This time, it’s for real. This time, there is no going back. Playing again in the NHL is not in the cards. He believes that.
Ah, but life. That’s what stretches out in front of Scott Niedermayer like a fresh sheet of ice, what excites him to the core.
For the first time in 18 seasons, as the NHL gets set for play, the most successful player in the history of hockey, the captain of Canada’s victorious 2010 Olympic team, is looking beyond the night-after-night demands of his sport.
There is his family. He and his wife continue to reside in Southern California, in Newport Beach, raising their four boys, three of whom are in school and playing minor hockey.
There is the property in British Columbia, not just the summer home on Kootenay Lake, but the acreage on the outskirts of Fernie with untapped potential. Could be a new spread for the family. Could be a farm. Just imagine: The most successful player in the history of hockey, a man who has won everything there is to win, riding horses or planting crops.
Then there are the possibilities that have crossed his mind, some wild (such as winemaking, Chateau Niedermayer 2010), and some crazy (such as politics, speaking out on the issues he values, the environment, health and wellness).
And yes, there is also a hockey option for Niedermayer, not as a player but as a member of the Anaheim Ducks’ management team. He may hang out with general manager Bob Murray the way Steve Yzerman became Ken Holland’s shadow with the Detroit Red Wings, the way Chris Chelios is now following suits in Detroit. He may work with the Ducks’ players, the younger prospects, be a mentor, a coach without portfolio.
Whatever he decides, Niedermayer is certain he won’t be rushed into it. Time is his ally, not his enemy. This time, he says, there will be no last-minute decision to change his mind, to unretire and return to the Ducks for one last run. What’s next, then? That’s the question.
“Where I’m at is I’m open to ideas,” Niedermayer explained recently while chatting inside the Fernie Aquatic Centre, not far from where his acreage sits guarded by the Rockies. He looked fit, scruffy-faced and content, a man at peace with his thoughts.
“Over the last few months, I’ve talked to a lot of different people about different things, things I wouldn’t have thought of. … I just don’t want to get too busy with one thing right away.”
Niedermayer was never the most typical hockey player. He was an artist, a defenceman who skated with speed and understated confidence. He won the Memorial Cup, the world juniors, world championship, the World Cup of Hockey, four Stanley Cups and two Olympic gold medals. He played best in the biggest games and he spoke and acted the way he performed, intelligently, as someone who could see beyond the ice.
Born in Alberta and raised in British Columbia, Niedermayer said he was nurtured to appreciate the richness of geography and the need to keep it pure. He drives a zero-emission Honda FCX Clarity, a hydrogen fuel-cell electric car. He has spoken out against the Jumbo Glacier Resort planned for B.C.’s pristine Purcell Mountains.

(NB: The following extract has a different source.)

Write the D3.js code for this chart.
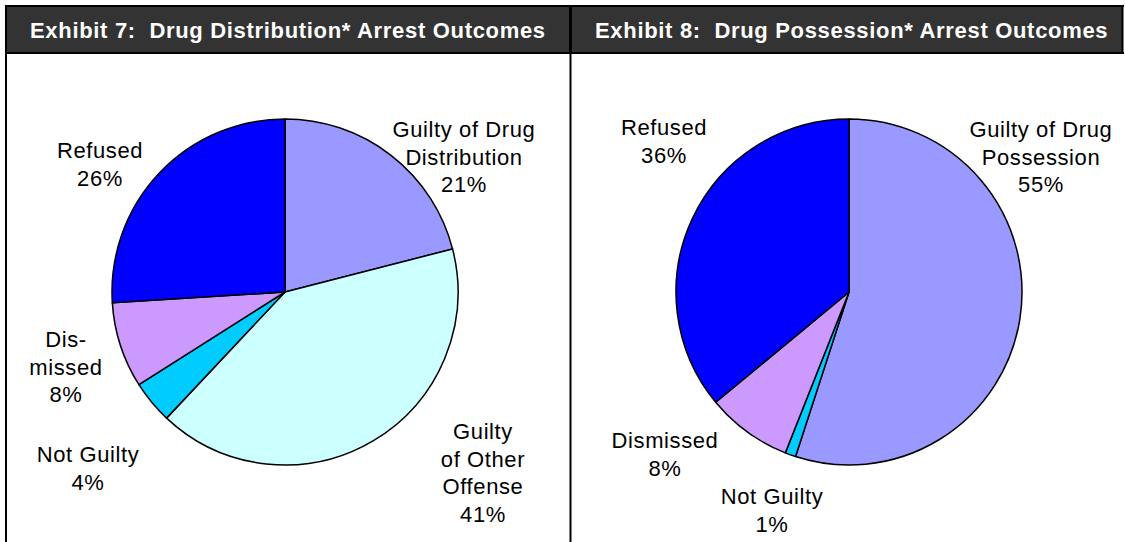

“I put my name on that to draw attention to it,” he said of his protest. “There are people who’d like to keep the mountains as they are. I enjoy working my way to get to the top of the mountain, to experience the views and nature. I understand business has to go on, but I think this is a special place for so many reasons.”
For taking that stand, Niedermayer was approached by a Canadian political party (he won’t say which, but it’s likely the Green Party) and asked to become a representative. He didn’t accept the invitation, but he won’t rule it out completely.
“I’ve had talks with foundations and charities,” he said. “Maybe there’s a fit there as well. When you have kids, you look at what you’re leaving.”
Niedermayer hasn’t spent much time reflecting on what he’s leaving behind as a player, largely because he’s been too busy tagging along to his sons’ hockey games and working with the Ducks. When he first tried retirement, in 2007, he was good for the first two months until feeling restless in the fall. He could relate to his Anaheim teammates getting on planes for road trips. He followed the Ducks’ wins and losses. By December, he announced his return.
The game’s pull will come again, but at 37, Niedermayer insists he is keen to explore other things. Even his undefined off-ice hockey role has fascinated him and that has delighted Ducks general manager Bob Murray.
“It shouldn’t surprise anybody that he’s interested in the other side of the game,” said Murray, who described Niedermayer’s position as being “a little like Steve Yzerman’s. I can see him being thorough in what he likes and doesn’t like. He’s such an intelligent guy and he’s a winner, plain and simple. Tell me someone who’s won more.”
Niedermayer took in the 2010 NHL entry draft and sat at the Ducks’ table. He was at the team’s rookie camp held in Penticton, B.C. He may drop in on the Ducks’ American Hockey League affiliate in Syracuse, N.Y., this season. There is no rush. He has time on his hands and potential on so many fronts – business, politics, social issues, family matters, even working with his sons’ minor-hockey teams.
For the most successful player in the history of the game, the uncertainty of it all is what makes it so intriguing.
“I’m not sure exactly what I’ll be doing next. But this,” he said of retirement, “is a chance to see what I like.”